Curlers focus on sport not status

The curling club practices and plays many of its matches at The Country Club in Chestnut Hill.

The definition of a sport can vary for students. For some, it means playing on an official team at the high school. For others, it simply signifies participating in a club that plays a sport.

Members of the curling club are quick to tell you that they consider themselves a sport but are more hesitant about whether or not they want to become an official team of the school.

First off, the curling club does not parallel any season in particular. The closest season it follows, however, is winter.

“Generally, it starts early November and ends in late February, but this year, it started after Thanksgiving and ends March 1,” said senior Matt Greene, captain of the curling club.

Members of the curling club are split up into separate teams and compete with each other and other curling teams in Brookline.

These teams are formed based on which days certain people can make it to practice, according to Greene.

Junior Amalia Safer said she enjoys the flexibility in the practices that could not occur if the curling club became an official sport.

“We get to choose our own days. I personally only have time to go one day a week, so I go on Mondays and it goes from right after school to about 5 p.m.,” she said.

This flexibility provides another advantage: the ability for students to play multiple winter sports.

According to Greene, if the curling club became an official winter sport, students who already participate in a winter sport could not do curling as well. This would ultimately decrease the number of athletes in the club, as there have been and are quite a few members who do winter sports.

“I know two years ago, we had a senior who curled and was also on the ski team. Last year, we had someone who played hockey and was in the curling club,” said Green. “Without it being a club, people would not be able to double up.”

For those who participate in the curling club and do not do a winter sport, obtaining health and fitness credits is a top priority.
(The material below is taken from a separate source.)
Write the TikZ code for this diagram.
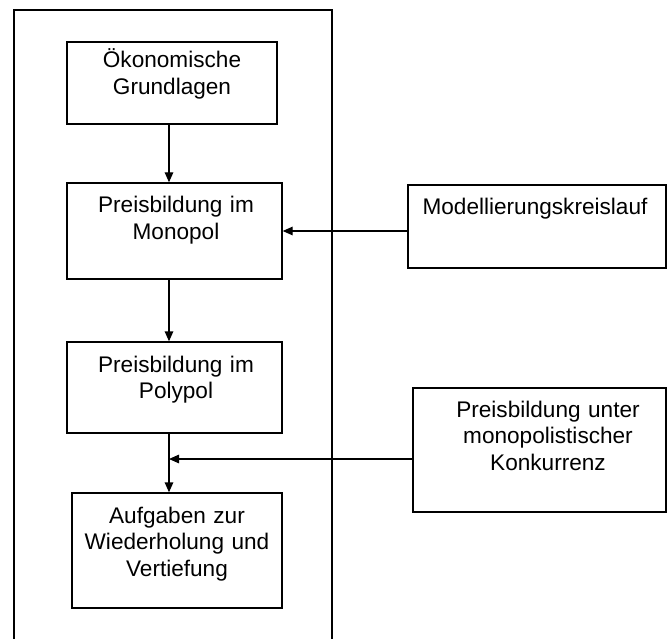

“We want it to become easier to get a sports credit,” said junior Rebecca Krane. “But right now, it is sort of difficult.”

According to Greene, members must complete a certain number of hours in order to receive a health and fitness credit.

In order for the curling club to become an official team at the high school, Athletic Director Pete Rittenburg said that a specific procedure has to take place.

“Ultimately, any proposed program expansion involving budget must go through a multi-level process of approval,” he said.

Despite the fact that the curling club may not be an official sport, Greene says that winning The Country Club Cup for the third year demonstrates the club’s true determination.